Distinctiveness in a Crowded Category
Another important theme in her thinking is distinctiveness. In a category where differentiation is not always easy, one of Achmea’s challenges is to ensure that each brand develops its own recognisable identity. As Madelon puts it: “Within a company like Achmea with multiple brands, so a brand portfolio, and also in the market we operate in, it is about trying to be more distinctive from one another and to have your own face.”
That sounds easier than it is. “We can put it very nicely on paper,” Madelon says. “But ultimately, making sure that it is actually experienced that way by customers and potential customers, that remains a challenge.” In what she calls “that grey insurance world”, brand meaning has to be felt, not just formulated.
Relevance is Becoming Harder to Earn
Looking ahead, Madelon sees relevance as the theme that will only become more important. “The current consumer is so overloaded with messages, but also with products, with choices,” she says, “that you simply have to be relevant with both your product offering, but also your services, but also your tips, your information.”
That is why she sees relevance not just as a communication issue, but as something broader. Brands must understand what customers actually need and how they can help in a concrete way. “If you want to stand out, if you want to be able to reach them, then you have to be relevant. In my view that is the first condition.”
“If you want to stand out, if you want to be able to reach them, then you have to be relevant. In my view that is the first condition.”
Smaller Audiences, Bigger Pressure
Achieving that relevance is becoming harder as audiences fragment and media use changes. Madelon believes brands increasingly have to build stronger connections with smaller and more specific groups. “You really have to target much more on small niche groups, be relevant for them,” she says. “You have to fragment even more, so to speak, in order to make that connection.”
That creates tension. On the one hand, brands need to become more specific and tailored. On the other, they still need to remain coherent and recognisable as a whole. “My feeling is that you have to make it increasingly specific,” she says, “while at the same time safeguarding that it remains coherent, what you want as a brand, what you stand for, and what distinguishes you.”
AI adds another layer to that challenge. For Madelon, it is not only about efficiency or content creation, but also about discoverability. “How do we make sure we have enough relevant content for customers,” she asks, “so that if people start searching through AI, then we are there and that we rise to the top?” Rather than reducing the importance of content, she believes AI may actually increase it.
“My feeling is that you have to make it increasingly specific, while at the same time safeguarding that it remains coherent, what you want as a brand, what you stand for, and what distinguishes you.”
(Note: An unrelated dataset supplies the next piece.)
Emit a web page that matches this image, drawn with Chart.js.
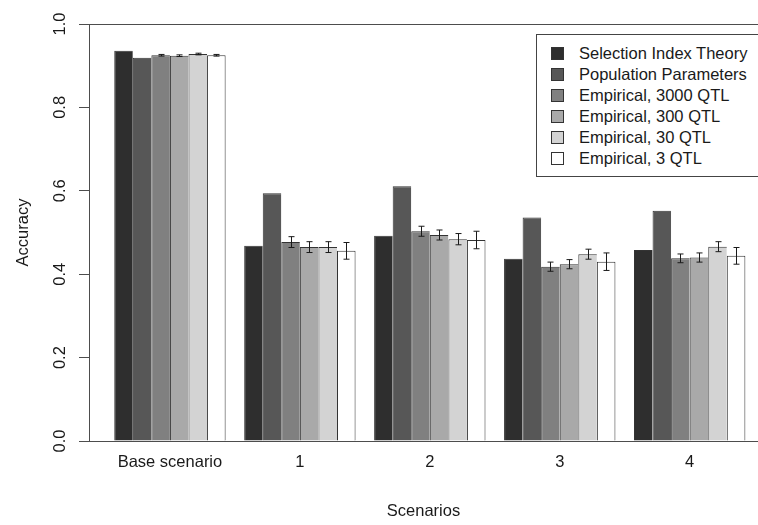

Growth also lies in Connection
She also sees opportunity in greater connection across Achmea’s business. More growth, she believes, can come from bringing different domains together. “I think you should not try to shout louder as brands,” she says. “I think there is still an opportunity for Achmea. We have all those domains, we have healthcare, we have living, we have mobility, to perhaps connect them more with each other.”
In the end, her view of brand growth is both practical and principled. Brands grow when they become meaningful in customers’ lives, when they address real needs in a credible way, and when they build trust by showing their value clearly and consistently. Or, as she sums it up herself: “Our brands become stronger by helping solve societal problems. That makes you relevant in customers’ lives. It gives you legitimacy and it ensures sustainable growth,” she says.
“Our brands become stronger by helping solve societal problems. That makes you relevant in customers’ lives. It gives you legitimacy and it ensures sustainable growth.”